Putting on the mind of God...
Reflections on the readings for the Twenty-second Sunday in Ordinary Time (August 30, 2020): JER 20:7-9; PS 63:2,3-4,5-6,8-9; ROM 12:1-2; MT 16:21-27
MISSIO offers “Preaching Mission,” as a homily help, providing connections to mission from the readings of Sundays, Feast Days and Holy Days.
“Whoever wishes to come after Me must deny himself, take up his cross, and follow Me. For whoever wishes to save his life will lose it, but whoever loses his life for My sake will find it. What profit would there be for one to gain the whole world and forfeit his life?” (Matthew 16:24-26)
As we continue to hear the Gospel according to St. Matthew, we hear Jesus tell the Apostles about the suffering, death and Resurrection that are ahead of Him. Only last week, we heard Jesus honor Peter for recognizing Him as the Christ and Son of God. Now Peter does not want to listen to such a horrifying idea as Jesus’ death. He lets his emotions get the best of him and actually reproaches our Lord. And Jesus strongly reproves Peter in turn because he refuses to think in accordance with God’s reason and will. Then Jesus tells Peter and the Apostles about their part in Almighty God’s plan for the world – and that of all who want to follow Him. “Whoever wishes to come after Me must deny himself, take up his cross, and follow Me. For whoever wishes to save his life will lose it, but whoever loses his life for My sake will find it. What profit would there be for one to gain the whole world and forfeit his life?” (Matthew 16:24-26)
Not only is our Lord going to take up His cross, but He also expects them to do the same.

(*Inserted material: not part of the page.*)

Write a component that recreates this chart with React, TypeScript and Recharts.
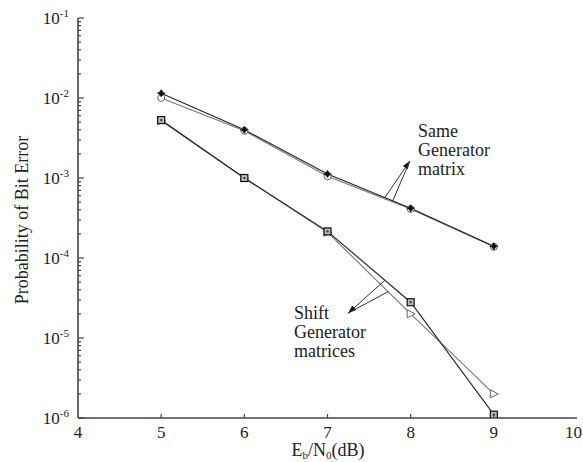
import React from "react";
import {
  LineChart,
  Line,
  XAxis,
  YAxis,
  ReferenceLine,
} from "recharts";

// Eb/N0 (dB)
const ebno = [5, 6, 7, 8, 9];
// same generator matrix, two curves
const sameStar = [1.15e-2, 4.0e-3, 1.12e-3, 4.2e-4, 1.4e-4];
const sameCircle = [1.0e-2, 3.9e-3, 1.05e-3, 4.1e-4, 1.38e-4];
// shift generator matrices, two curves
const shiftSquare = [5.3e-3, 1.0e-3, 2.15e-4, 2.8e-5, 1.1e-6];
const shiftTriangle = [5.2e-3, 1.0e-3, 2.1e-4, 2.0e-5, 2.0e-6];

const xTicks = [4, 5, 6, 7, 8, 9, 10];
const decades = [1e-6, 1e-5, 1e-4, 1e-3, 1e-2, 1e-1];

const rows = ebno.map((x, i) => ({
  x,
  sameStar: sameStar[i],
  sameCircle: sameCircle[i],
  shiftSquare: shiftSquare[i],
  shiftTriangle: shiftTriangle[i],
}));

const yTicks: number[] = [];
decades.slice(0, -1).forEach((d) => {
  for (let m = 1; m <= 9; m++) yTicks.push(m * d);
});
yTicks.push(decades[decades.length - 1]);

const FONT = "'Liberation Serif', 'Times New Roman', serif";
const AXIS = "#444";

const isDecade = (v: number) =>
  Math.abs(Math.log10(v) - Math.round(Math.log10(v))) < 1e-6;

const YTick = (props: any) => {
  const { x, y, payload } = props;
  const v = payload.value;
  const major = isDecade(v);
  return (
    <g>
      <line x1={x} y1={y} x2={x + (major ? 6 : 3)} y2={y} stroke={AXIS} strokeWidth={1.2} />
      {major && (
        <text x={x - 9} y={y} dy="0.35em" textAnchor="end" fontFamily={FONT} fontSize={17} fill="#222">
          10
          <tspan dy={-7} fontSize={11}>{Math.round(Math.log10(v))}</tspan>
        </text>
      )}
    </g>
  );
};

const XTick = (props: any) => {
  const { x, y, payload } = props;
  const last = payload.value === 10;
  return (
    <g>
      {payload.value > 4 && !last && (
        <line x1={x} y1={y} x2={x} y2={y - 4} stroke={AXIS} strokeWidth={1.2} />
      )}
      <text
        x={last ? x + 5 : x}
        y={y + 20}
        textAnchor={last ? "end" : "middle"}
        fontFamily={FONT}
        fontSize={17}
        fill="#222"
      >
        {payload.value}
      </text>
    </g>
  );
};

const StarDot = (props: any) => {
  const { cx, cy } = props;
  return (
    <g>
      <path d={`M${cx},${cy - 4} L${cx + 3},${cy} L${cx},${cy + 4} L${cx - 3},${cy} Z`} fill="#111" />
      <line x1={cx - 4} y1={cy} x2={cx + 4} y2={cy} stroke="#111" strokeWidth={1.2} />
    </g>
  );
};

const CircleDot = (props: any) => {
  const { cx, cy } = props;
  return <circle cx={cx} cy={cy} r={3.5} fill="#fff" stroke="#666" strokeWidth={1} />;
};

const SquareDot = (props: any) => {
  const { cx, cy } = props;
  return (
    <g>
      <rect x={cx - 3.5} y={cy - 3.5} width={7} height={7} fill="#bbb" stroke="#111" strokeWidth={1.2} />
      <rect x={cx - 1} y={cy - 1} width={2} height={2} fill="#333" />
    </g>
  );
};

const TriangleDot = (props: any) => {
  const { cx, cy } = props;
  return (
    <path
      d={`M${cx - 3.5},${cy - 4} L${cx + 4.5},${cy} L${cx - 3.5},${cy + 4} Z`}
      fill="#fff"
      stroke="#666"
      strokeWidth={1}
    />
  );
};

// arrow: line ending in a filled head at the second point
const Arrow = (props: any) => {
  const { x1, y1, x2, y2, head } = props;
  const a = Math.atan2(y2 - y1, x2 - x1);
  const len = 8;
  const w = 3;
  const bx = x2 - len * Math.cos(a);
  const by = y2 - len * Math.sin(a);
  const px = -Math.sin(a) * w;
  const py = Math.cos(a) * w;
  return (
    <g>
      <line x1={x1} y1={y1} x2={x2} y2={y2} stroke="#333" strokeWidth={1} />
      {head && <path d={`M${x2},${y2} L${bx + px},${by + py} L${bx - px},${by - py} Z`} fill="#111" />}
    </g>
  );
};

export default function App() {
  return (
    <div style={{ position: "absolute", left: 0, top: 0, width: 583, height: 462, background: "#fff" }}>
      <LineChart width={583} height={462} data={rows} margin={{ top: 18, right: 6, bottom: 14, left: 0 }}>
        <XAxis
          type="number"
          dataKey="x"
          domain={[4, 10]}
          ticks={xTicks}
          interval={0}
          height={30}
          tickSize={0}
          tickMargin={0}
          tickLine={false}
          axisLine={{ stroke: AXIS, strokeWidth: 1.6 }}
          tick={XTick}
          allowDataOverflow
        />
        <YAxis
          scale="log"
          domain={[1e-6, 1e-1]}
          ticks={yTicks}
          interval={0}
          width={78}
          tickSize={0}
          tickMargin={0}
          tickLine={false}
          axisLine={{ stroke: AXIS, strokeWidth: 1.6 }}
          tick={YTick}
          allowDataOverflow
        />
        <Line dataKey="sameCircle" stroke="#777" strokeWidth={1.1} dot={CircleDot} isAnimationActive={false} />
        <Line dataKey="sameStar" stroke="#222" strokeWidth={1.1} dot={StarDot} isAnimationActive={false} />
        <Line dataKey="shiftTriangle" stroke="#777" strokeWidth={1.1} dot={TriangleDot} isAnimationActive={false} />
        <Line dataKey="shiftSquare" stroke="#222" strokeWidth={1.1} dot={SquareDot} isAnimationActive={false} />
        <ReferenceLine
          segment={[{ x: 7.69, y: 5.7e-4 }, { x: 7.99, y: 1.63e-3 }]}
          ifOverflow="visible"
          shape={(p: any) => <Arrow {...p} head />}
        />
        <ReferenceLine
          segment={[{ x: 7.78, y: 5.05e-4 }, { x: 7.99, y: 1.63e-3 }]}
          ifOverflow="visible"
          shape={(p: any) => <Arrow {...p} />}
        />
        <ReferenceLine
          segment={[{ x: 7.69, y: 5.27e-5 }, { x: 7.25, y: 2.05e-5 }]}
          ifOverflow="visible"
          shape={(p: any) => <Arrow {...p} head />}
        />
        <ReferenceLine
          segment={[{ x: 7.73, y: 3.8e-5 }, { x: 7.25, y: 2.05e-5 }]}
          ifOverflow="visible"
          shape={(p: any) => <Arrow {...p} />}
        />
      </LineChart>
      <svg
        width={583}
        height={462}
        style={{ position: "absolute", left: 0, top: 0, pointerEvents: "none" }}
        fontFamily={FONT}
        fill="#222"
      >
        <text transform="translate(28,220) rotate(-90)" textAnchor="middle" fontSize={18}>
          Probability of Bit Error
        </text>
        <text x={328} y={456} textAnchor="middle" fontSize={18}>
          E<tspan fontSize={11} dy={3}>b</tspan>
          <tspan dy={-3}>/N</tspan>
          <tspan fontSize={11} dy={3}>0</tspan>
          <tspan dy={-3}>(dB)</tspan>
        </text>
        <text x={418} fontSize={18}>
          <tspan x={418} y={137}>Same</tspan>
          <tspan x={418} y={156}>Generator</tspan>
          <tspan x={418} y={175}>matrix</tspan>
        </text>
        <text x={294} fontSize={18}>
          <tspan x={294} y={319}>Shift</tspan>
          <tspan x={294} y={338}>Generator</tspan>
          <tspan x={294} y={357}>matrices</tspan>
        </text>
      </svg>
    </div>
  );
}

His passion is essential to His mission of redemption. By putting on the mind of God, everyone who believes in Him must also accept suffering on our way to the ultimate triumph He wins for us. Jesus asks the Apostles a question that has echoed through the centuries: What would it profit you to gain the whole world and lose your soul? Christ did not come among us to redeem us from sin and death and then expect us to do nothing except to profess our belief in Him. He came to share our life, every day and every minute. He came to unite with us through Baptism, the Eucharist and the other Sacraments. He came to claim each and every one of us as part of His own Body. He came not only to reveal Himself to us, but also to one another. Our Savior, one with the Father and the Holy Spirit, loves us, and wants us love Him back and to love one another as well. He gives everything to us – and asks for everything from us. St. Peter and the other disciples learned that, and so must we.